As global real estate markets prepare for another year in an extended cycle, the appeal of Asia Pacific’s markets remains an enduring and driving force for the industry in 2019.

North America has long been the most popular destination for institutional investor capital, especially among American and Asian investors. However, the progressive rise in U.S. interest rates – and the prospect of more to come – are deterring some investors from expanding rapidly in the country, prompting a potential reallocation of capital towards markets in Asia Pacific.

“Transaction volumes in the APAC region were up 20 percent year-on-year to Q3 2018, with full year volumes expected to set another record,” says Nick Wilson, Director of Asia Pacific Capital Markets Research. “The growth momentum will likely slow in 2019, but we still forecast an approximately 5 percent rise in overall transaction volumes.”

Hot countries
Hong Kong and Korea experienced the strongest growth in 2018, but signs of negative sentiment in Hong Kong suggest volumes will remain flat or decline through 2019, says Wilson.

Meanwhile, foreign investor interest in Korea continues to build, as a mixture of attractive funding costs and healthier relative yields attract income seeking investors.

Investment interest in Japan has picked up, reflecting the downside risk protection the country’s safe haven status offers. However, some investors have concerns around pricing in the market.

In Singapore, the pipeline is looking healthy for next year and a number of mega-deals are expected to support transaction volume growth. By contrast, China could go either way.

“Mixed underlying fundamentals and uncertainty around U.S. trade policies are impacting investor sentiment about China,” says Wilson. “However, a large capital pool is still looking to deploy, so there could be more trading on the back of diverging market views.”
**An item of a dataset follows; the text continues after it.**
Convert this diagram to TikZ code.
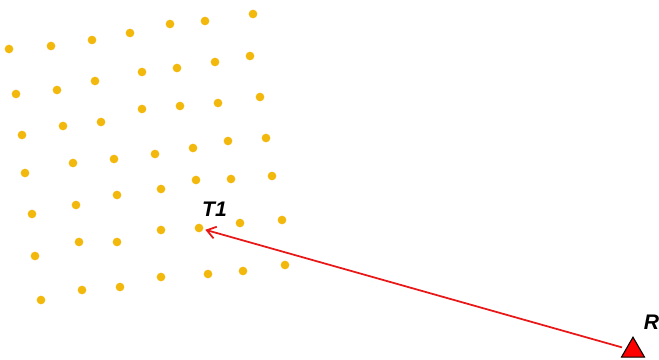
\documentclass[tikz,border=0pt]{standalone}
\usepackage{fontspec}
\setmainfont{Liberation Sans}
\usepackage{xcolor}
\usetikzlibrary{shapes.geometric, arrows.meta, positioning}
\definecolor{dotyellow}{RGB}{242,184,12}
\definecolor{rayred}{RGB}{232,24,24}

\begin{document}
\begin{tikzpicture}[
    x=0.03cm, y=-0.03cm,
    grid dot/.style={circle, fill=dotyellow, inner sep=0pt, minimum size=0.26cm},
    receiver/.style={regular polygon, regular polygon sides=3, draw=black, line width=0.9pt, fill=red, inner sep=0pt, minimum size=0.8cm},
    tag/.style={font=\fontsize{18}{21}\selectfont\bfseries\itshape, inner sep=0pt},
    ray/.style={-{Straight Barb[length=2.6mm, width=3.6mm]}, draw=rayred, line width=1.5pt, shorten >=0.06cm, shorten <=0.12cm}
]
\useasboundingbox (0,0) rectangle (659,360);

% Grid of points
\foreach \px/\py [count=\i] in {
    9/49, 51/46, 92/40, 130/33, 170/24, 205/21, 253/14,
    16/94, 57/90, 95/81, 142/72, 177/68, 215/62, 250/56,
    22/135, 63/126, 101/122, 142/109, 180/106, 218/103, 260/97,
    25/173, 73/163, 114/159, 155/154, 193/148, 228/141, 266/138,
    32/214, 76/205, 117/195, 161/189, 196/180, 231/179, 272/176,
    35/256, 79/242, 117/242, 161/230, 240/223, 282/220,
    41/300, 82/290, 120/287, 161/277, 208/274, 243/271, 285/265}
    \node[grid dot] (d\i) at (\px,\py) {};

% Target point
\node[grid dot] (t1) at (199,228) {};
\node[tag] (t1label) at (214.5,209) {T1};

% Receiver
\node[receiver] (r) at (633,350.5) {};
\node[tag] (rlabel) at (651.5,322) {R};

\draw[ray] (r) -- (t1);

\end{tikzpicture}
\end{document}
APAC logistics and alternative assets stand out
Sectorally, areas with either defensive qualities or that run on less cyclical demand drivers are likely to present the best opportunities at this point in the cycle, says Stuart Crow, Head of Asia Pacific Capital Markets at JLL.

Logistics has a strong long-term outlook in particular. Asia leads the world in e-commerce, with plenty of scope for future growth given the low e-commerce penetration rates, strong urbanisation trends and favourable age demographics across South-East Asia and India.

“Logistics has become a crowded market from an investor standpoint, so there will likely be more concentration of ownership longer-term as major developers take more market share from smaller players.”

Alternative asset classes are another one to watch, says Crow.

“Investors conducted a lot of tyre kicking in 2018, suggesting the coming year could see an uptick in transactions.”

“Interest has so far centred around the various living categories, so we anticipate a lot more activity in student housing, co-living, aged care and other service-based residential strategies that have good defensive qualities.”

Search for yield
Investors have also been more active in city fringe areas, B grade assets, and tier two cities in the continued hunt for yield, focussing on markets with rental growth, says Wilson.

“On that basis, we expect volumes in office markets in cities such as Osaka and Guangzhou to lift next year.”

Distress also offers evolving opportunities, with more transactions in this space forecast in the coming year.

“We’re already seeing a number of traditional real estate investors starting to sharpen their knife for the NPL books we expect to see in 2019, with NPL volumes likely to lift next year in both China and India – albeit for different reasons,” says Wilson. “India has some pockets of distressed residential developers, creating opportunities to land bank development sites or buy up NPLs at steep discounts.”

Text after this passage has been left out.